### [WHAT YOU NEED TO DO]
Copy the listing verbatim, excluding any images found in it.

= = = = =

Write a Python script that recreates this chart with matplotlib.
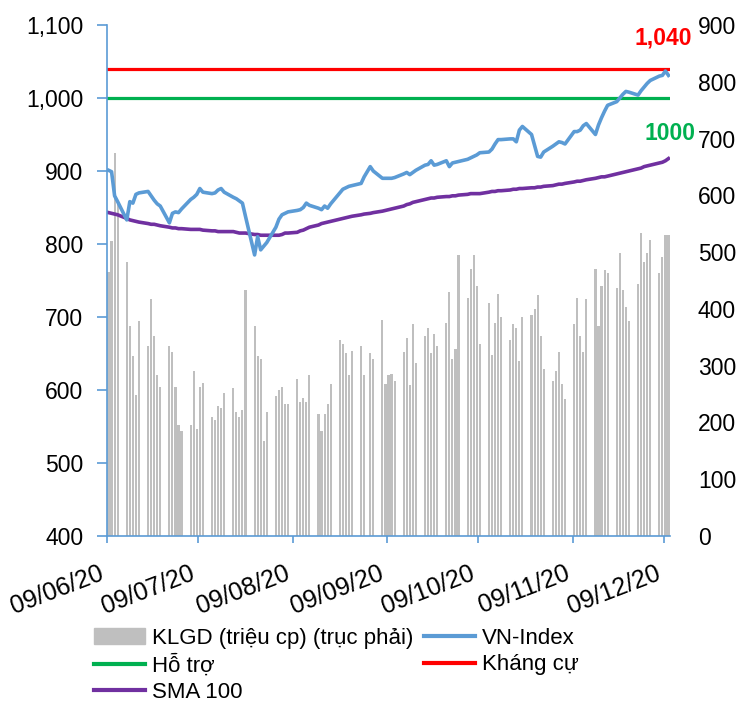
import pandas as pd
import matplotlib
matplotlib.use("Agg")
import matplotlib.pyplot as plt
import matplotlib.dates as mdates
from matplotlib.ticker import FuncFormatter, MultipleLocator
from matplotlib.patches import Patch
from matplotlib.lines import Line2D

plt.rcParams["font.family"] = ["Liberation Sans", "DejaVu Sans"]

# trading days 09/06/2020 -> 10/12/2020 (02/09 market holiday)
days = pd.bdate_range("2020-06-09", "2020-12-10")
days = days[days != pd.Timestamp("2020-09-02")]

# KLGD, million shares (right axis)
volume = [
    465, 519, 674, 590, 482, 369, 317, 249, 379, 334, 417, 352, 283, 263, 334, 324,
    263, 195, 185, 195, 290, 188, 263, 270, 209, 205, 229, 225, 252, 260, 219, 209,
    222, 434, 370, 317, 311, 167, 219,
    246, 257, 263, 232, 232, 276, 236, 243, 236, 283, 215, 185, 215, 232, 267, 345,
    338, 322, 283, 326, 335,
    283, 322, 312, 380, 268, 283, 286, 273, 324, 348, 266, 373, 304, 352, 366, 322,
    356, 334, 376, 430, 311,
    330, 495, 420, 471, 495, 440, 338, 410, 319, 376, 427, 386, 345, 373, 366, 308,
    386, 389, 400, 424, 352, 294,
    273, 290, 324, 267, 242, 373, 420, 352, 324, 417, 471, 370, 441, 468, 464, 437,
    499, 434, 404, 379, 444,
    533, 482, 499, 522, 464, 492, 530, 530,
]

vnindex = [
    901, 899, 866, 858, 833, 858, 856, 868, 870, 872, 866, 860, 855, 852, 829, 842,
    844, 843, 848, 861, 864, 868, 876, 871, 869, 870, 874, 876, 871, 864, 862, 859,
    856, 838, 785, 810, 792, 797, 802,
    823, 834, 840, 842, 844, 846, 847, 850, 856, 853, 849, 847, 852, 849, 855, 870,
    875, 877, 879, 880, 883,
    892, 906, 900, 890, 890, 890, 890, 891, 896, 898, 895, 898, 901, 908, 909, 914,
    908, 909, 914, 906, 911,
    912, 913, 916, 918, 920, 922, 925, 926, 930, 937, 943, 943, 944, 944, 940, 956,
    961, 950, 935, 920, 919, 926,
    934, 937, 940, 939, 937, 954, 954, 956, 962, 965, 950, 963, 973, 982, 990, 995,
    1000, 1005, 1009, 1008, 1004,
    1010, 1015, 1020, 1024, 1030, 1031, 1037, 1031,
]

sma100 = [
    843, 842, 841, 840, 835, 833, 832, 831, 830, 828, 827, 827, 826, 825, 823, 822,
    822, 821, 821, 820, 820, 820, 820, 819, 818, 818, 817, 817, 817, 817, 816, 815,
    815, 815, 813, 813, 812, 812, 812,
    812, 812, 813, 815, 815, 816, 818, 819, 821, 823, 826, 828, 829, 830, 831, 834,
    835, 836, 837, 838, 840,
    841, 842, 843, 845, 846, 847, 848, 849, 852, 854, 855, 857, 858, 861, 862, 863,
    863, 864, 865, 865, 866,
    866, 867, 868, 869, 869, 869, 869, 871, 872, 872, 873, 873, 874, 875, 875, 876,
    876, 877, 877, 878, 878, 879,
    880, 881, 882, 882, 883, 885, 886, 886, 887, 888, 890, 891, 892, 892, 893, 896,
    897, 898, 899, 900, 903,
    904, 906, 907, 908, 911, 912, 914, 917,
]

support = 1000
resistance = 1040
month_ticks = ["2020-06-09", "2020-07-09", "2020-08-09", "2020-09-09",
               "2020-10-09", "2020-11-09", "2020-12-09"]

blue = "#5B9BD5"
green = "#00B050"
red = "#FF0000"
purple = "#7030A0"
grey = "#BFBFBF"

x = mdates.date2num(days) + 0.5

fig = plt.figure(figsize=(7.51, 7.04), dpi=100)
ax = fig.add_axes([107 / 751, 1 - 536 / 704, 563 / 751, 511 / 704])
axr = ax.twinx()

axr.bar(x, volume, width=0.7, color=grey, linewidth=0)
axr.set_ylim(0, 900)
axr.yaxis.set_major_locator(MultipleLocator(100))
axr.tick_params(axis="y", length=0, pad=20, labelsize=16.5)
for s in axr.spines.values():
    s.set_visible(False)

ax.set_zorder(axr.get_zorder() + 1)
ax.patch.set_visible(False)

ax.axhline(support, color=green, lw=2.3)
ax.axhline(resistance, color=red, lw=2.3)
ax.plot(x, sma100, color=purple, lw=2.6, solid_joinstyle="round")
ax.plot(x, vnindex, color=blue, lw=2.6, solid_joinstyle="round")

ax.set_ylim(400, 1100)
ax.yaxis.set_major_locator(MultipleLocator(100))
ax.yaxis.set_major_formatter(FuncFormatter(lambda v, p: f"{v:,.0f}"))
ax.set_xlim(mdates.date2num(pd.Timestamp("2020-06-09")),
            mdates.date2num(pd.Timestamp("2020-12-11")))
tick_pos = mdates.date2num(pd.to_datetime(month_ticks))
ax.set_xticks(tick_pos)
ax.set_xticklabels([pd.Timestamp(t).strftime("%d/%m/%y") for t in month_ticks],
                   rotation=21, ha="right")

for side in ["top", "right"]:
    ax.spines[side].set_visible(False)
for side in ["left", "bottom"]:
    ax.spines[side].set_color(blue)
    ax.spines[side].set_linewidth(1.2)
ax.tick_params(axis="y", direction="out", length=7, width=1.2, color=blue,
               pad=10, labelsize=16.5)
ax.tick_params(axis="x", direction="out", length=5, width=1.2, color=blue,
               pad=13, labelsize=18)

ax.text(1.039, 0.9755, "1,040", transform=ax.transAxes, ha="right", va="center",
        color=red, fontsize=16.5, fontweight="bold", clip_on=False)
ax.text(1.046, 0.787, "1000", transform=ax.transAxes, ha="right", va="center",
        color=green, fontsize=16.5, fontweight="bold", clip_on=False)

handles = [
    Patch(color=grey),
    Line2D([], [], color=green, lw=3),
    Line2D([], [], color=purple, lw=3),
    Line2D([], [], color=blue, lw=3),
    Line2D([], [], color=red, lw=3),
]
labels = ["KLGD (triệu cp) (trục phải)", "Hỗ trợ", "SMA 100", "VN-Index", "Kháng cự"]
fig.legend(handles, labels, loc="upper left", bbox_to_anchor=(94 / 751, 1 - 628 / 704),
           ncol=2, frameon=False, fontsize=16, handlelength=2.3, handletextpad=0.32,
           columnspacing=0.45, labelspacing=0.24, borderpad=0, borderaxespad=0)

fig.savefig("out.png", dpi=100)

= = = = =

### [EXERCISE OUTPUT]
Write a Python script that recreates this chart with matplotlib.
import pandas as pd
import matplotlib
matplotlib.use("Agg")
import matplotlib.pyplot as plt
import matplotlib.dates as mdates
from matplotlib.ticker import FuncFormatter, MultipleLocator
from matplotlib.patches import Patch
from matplotlib.lines import Line2D

plt.rcParams["font.family"] = ["Liberation Sans", "DejaVu Sans"]

# trading days 09/06/2020 -> 10/12/2020 (02/09 market holiday)
days = pd.bdate_range("2020-06-09", "2020-12-10")
days = days[days != pd.Timestamp("2020-09-02")]

# KLGD, million shares (right axis)
volume = [
    465, 519, 674, 590, 482, 369, 317, 249, 379, 334, 417, 352, 283, 263, 334, 324,
    263, 195, 185, 195, 290, 188, 263, 270, 209, 205, 229, 225, 252, 260, 219, 209,
    222, 434, 370, 317, 311, 167, 219,
    246, 257, 263, 232, 232, 276, 236, 243, 236, 283, 215, 185, 215, 232, 267, 345,
    338, 322, 283, 326, 335,
    283, 322, 312, 380, 268, 283, 286, 273, 324, 348, 266, 373, 304, 352, 366, 322,
    356, 334, 376, 430, 311,
    330, 495, 420, 471, 495, 440, 338, 410, 319, 376, 427, 386, 345, 373, 366, 308,
    386, 389, 400, 424, 352, 294,
    273, 290, 324, 267, 242, 373, 420, 352, 324, 417, 471, 370, 441, 468, 464, 437,
    499, 434, 404, 379, 444,
    533, 482, 499, 522, 464, 492, 530, 530,
]

vnindex = [
    901, 899, 866, 858, 833, 858, 856, 868, 870, 872, 866, 860, 855, 852, 829, 842,
    844, 843, 848, 861, 864, 868, 876, 871, 869, 870, 874, 876, 871, 864, 862, 859,
    856, 838, 785, 810, 792, 797, 802,
    823, 834, 840, 842, 844, 846, 847, 850, 856, 853, 849, 847, 852, 849, 855, 870,
    875, 877, 879, 880, 883,
    892, 906, 900, 890, 890, 890, 890, 891, 896, 898, 895, 898, 901, 908, 909, 914,
    908, 909, 914, 906, 911,
    912, 913, 916, 918, 920, 922, 925, 926, 930, 937, 943, 943, 944, 944, 940, 956,
    961, 950, 935, 920, 919, 926,
    934, 937, 940, 939, 937, 954, 954, 956, 962, 965, 950, 963, 973, 982, 990, 995,
    1000, 1005, 1009, 1008, 1004,
    1010, 1015, 1020, 1024, 1030, 1031, 1037, 1031,
]

sma100 = [
    843, 842, 841, 840, 835, 833, 832, 831, 830, 828, 827, 827, 826, 825, 823, 822,
    822, 821, 821, 820, 820, 820, 820, 819, 818, 818, 817, 817, 817, 817, 816, 815,
    815, 815, 813, 813, 812, 812, 812,
    812, 812, 813, 815, 815, 816, 818, 819, 821, 823, 826, 828, 829, 830, 831, 834,
    835, 836, 837, 838, 840,
    841, 842, 843, 845, 846, 847, 848, 849, 852, 854, 855, 857, 858, 861, 862, 863,
    863, 864, 865, 865, 866,
    866, 867, 868, 869, 869, 869, 869, 871, 872, 872, 873, 873, 874, 875, 875, 876,
    876, 877, 877, 878, 878, 879,
    880, 881, 882, 882, 883, 885, 886, 886, 887, 888, 890, 891, 892, 892, 893, 896,
    897, 898, 899, 900, 903,
    904, 906, 907, 908, 911, 912, 914, 917,
]

support = 1000
resistance = 1040
month_ticks = ["2020-06-09", "2020-07-09", "2020-08-09", "2020-09-09",
               "2020-10-09", "2020-11-09", "2020-12-09"]

blue = "#5B9BD5"
green = "#00B050"
red = "#FF0000"
purple = "#7030A0"
grey = "#BFBFBF"

x = mdates.date2num(days) + 0.5

fig = plt.figure(figsize=(7.51, 7.04), dpi=100)
ax = fig.add_axes([107 / 751, 1 - 536 / 704, 563 / 751, 511 / 704])
axr = ax.twinx()

axr.bar(x, volume, width=0.7, color=grey, linewidth=0)
axr.set_ylim(0, 900)
axr.yaxis.set_major_locator(MultipleLocator(100))
axr.tick_params(axis="y", length=0, pad=20, labelsize=16.5)
for s in axr.spines.values():
    s.set_visible(False)

ax.set_zorder(axr.get_zorder() + 1)
ax.patch.set_visible(False)

ax.axhline(support, color=green, lw=2.3)
ax.axhline(resistance, color=red, lw=2.3)
ax.plot(x, sma100, color=purple, lw=2.6, solid_joinstyle="round")
ax.plot(x, vnindex, color=blue, lw=2.6, solid_joinstyle="round")

ax.set_ylim(400, 1100)
ax.yaxis.set_major_locator(MultipleLocator(100))
ax.yaxis.set_major_formatter(FuncFormatter(lambda v, p: f"{v:,.0f}"))
ax.set_xlim(mdates.date2num(pd.Timestamp("2020-06-09")),
            mdates.date2num(pd.Timestamp("2020-12-11")))
tick_pos = mdates.date2num(pd.to_datetime(month_ticks))
ax.set_xticks(tick_pos)
ax.set_xticklabels([pd.Timestamp(t).strftime("%d/%m/%y") for t in month_ticks],
                   rotation=21, ha="right")

for side in ["top", "right"]:
    ax.spines[side].set_visible(False)
for side in ["left", "bottom"]:
    ax.spines[side].set_color(blue)
    ax.spines[side].set_linewidth(1.2)
ax.tick_params(axis="y", direction="out", length=7, width=1.2, color=blue,
               pad=10, labelsize=16.5)
ax.tick_params(axis="x", direction="out", length=5, width=1.2, color=blue,
               pad=13, labelsize=18)

ax.text(1.039, 0.9755, "1,040", transform=ax.transAxes, ha="right", va="center",
        color=red, fontsize=16.5, fontweight="bold", clip_on=False)
ax.text(1.046, 0.787, "1000", transform=ax.transAxes, ha="right", va="center",
        color=green, fontsize=16.5, fontweight="bold", clip_on=False)

handles = [
    Patch(color=grey),
    Line2D([], [], color=green, lw=3),
    Line2D([], [], color=purple, lw=3),
    Line2D([], [], color=blue, lw=3),
    Line2D([], [], color=red, lw=3),
]
labels = ["KLGD (triệu cp) (trục phải)", "Hỗ trợ", "SMA 100", "VN-Index", "Kháng cự"]
fig.legend(handles, labels, loc="upper left", bbox_to_anchor=(94 / 751, 1 - 628 / 704),
           ncol=2, frameon=False, fontsize=16, handlelength=2.3, handletextpad=0.32,
           columnspacing=0.45, labelspacing=0.24, borderpad=0, borderaxespad=0)

fig.savefig("out.png", dpi=100)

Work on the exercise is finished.